Barend was the eldest son of the renowned marine painter Johannes Hermanus Koekkoek (1778-1851), from whom he received his earliest tuition. In 1822, at the age of 19 he was granted a scholarship by King Willem I of the Netherlands which enabled him to study at the Royal Academy of Visual Arts in Amsterdam. He studied there for four years under Jan Willem Pieneman (1779-1853) and the landscape painter Jean August Daiwaille (1786 – 1850), whose sister Koekkoek married in 1833. Even in these formative years, it was evident that Koekkoek's strength lay within this genre. Two years spent in the rural surroundings of Hilversum, in the company of a group of cattle and landscape painters strengthened this passion. His unique talent did not go unnoticed, with one of his summer landscapes awarded a gold medal by the Amsterdam society, Felix Meritis in 1829.

In 1833 Koekkoek married Elise Thérèse, the daughter of Jean August Daiwaille his former instructor at the Art Academy in Amsterdam. The Dutch countryside however failed to satisfy his romantic soul; he stated that his Fatherland boasted no rocks, waterfalls, mountains or romantic valleys and that proud, sublime Nature was not to be found in The Netherlands.

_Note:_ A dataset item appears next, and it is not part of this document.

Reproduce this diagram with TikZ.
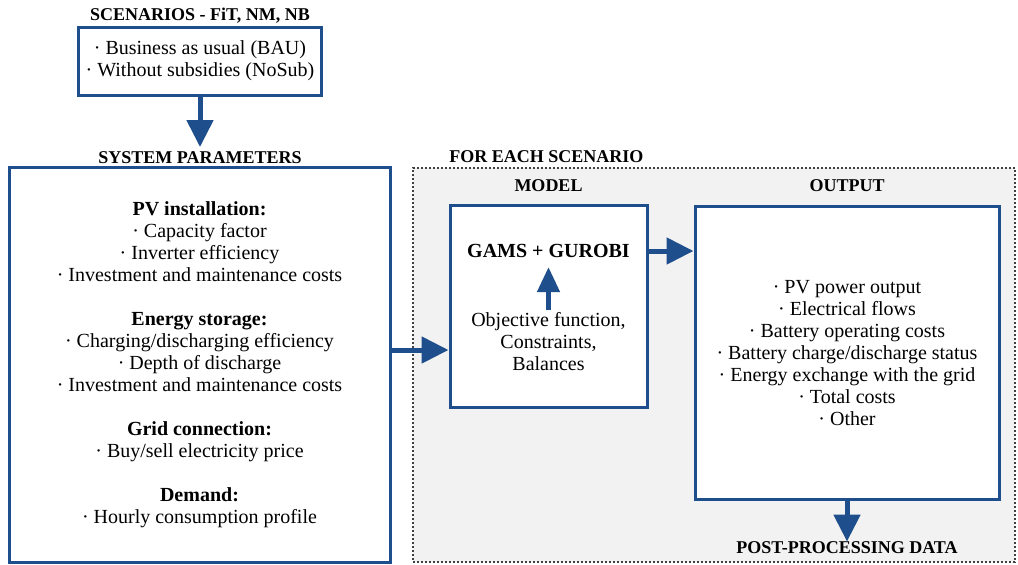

As a result the artist moved to the old Ducal capital of Cleves, Germany in 1834, the year before this lot was painted, where the impressive river valleys, rock formations and ancient woods resonated with his romantic ideals perfectly. Under his leadership Cleves became the breeding ground for a new and influential school of landscape painting. Koekkoek's landscapes, varying from wide river valleys and woody views dominated by one or two giants oaks were very much in demand. Koekkoek founded his own academy there in 1841, where a number of young artists such as Johann Bernard Klombeck (1815-1893), Frederik Marinus Kruseman (1816-1882) and Lodewijk Johannes Kleijn (1817-1897) came to be tutored by the revered master. It was also in the same year that he published his seminal text Herinneringen en Mededeelingen van eenen Landschapsschilder (Recollections and Communications of a Landscape Painter).

His landscapes, particularly dating from the 1840s and 1850s are key to the development of Cleves Romanticism which can be summed up as a fusion of realism and a tendency to idealise Nature with remarkable detail. Our picture, which was painted in 1835 features many of the elements which distinguish Koekkoek's work. A ruined castle is highlighted against a threatening sky as the wind gusts and a storm gathers in the distance. The figures provide some narrative, but are to some degree incidental to the celebration of nature. Sadly in November 1859 Koekkoek suffered a major stroke which effectively ended his career as a painter. He died April 5, 1862, in his beloved town of Cleves.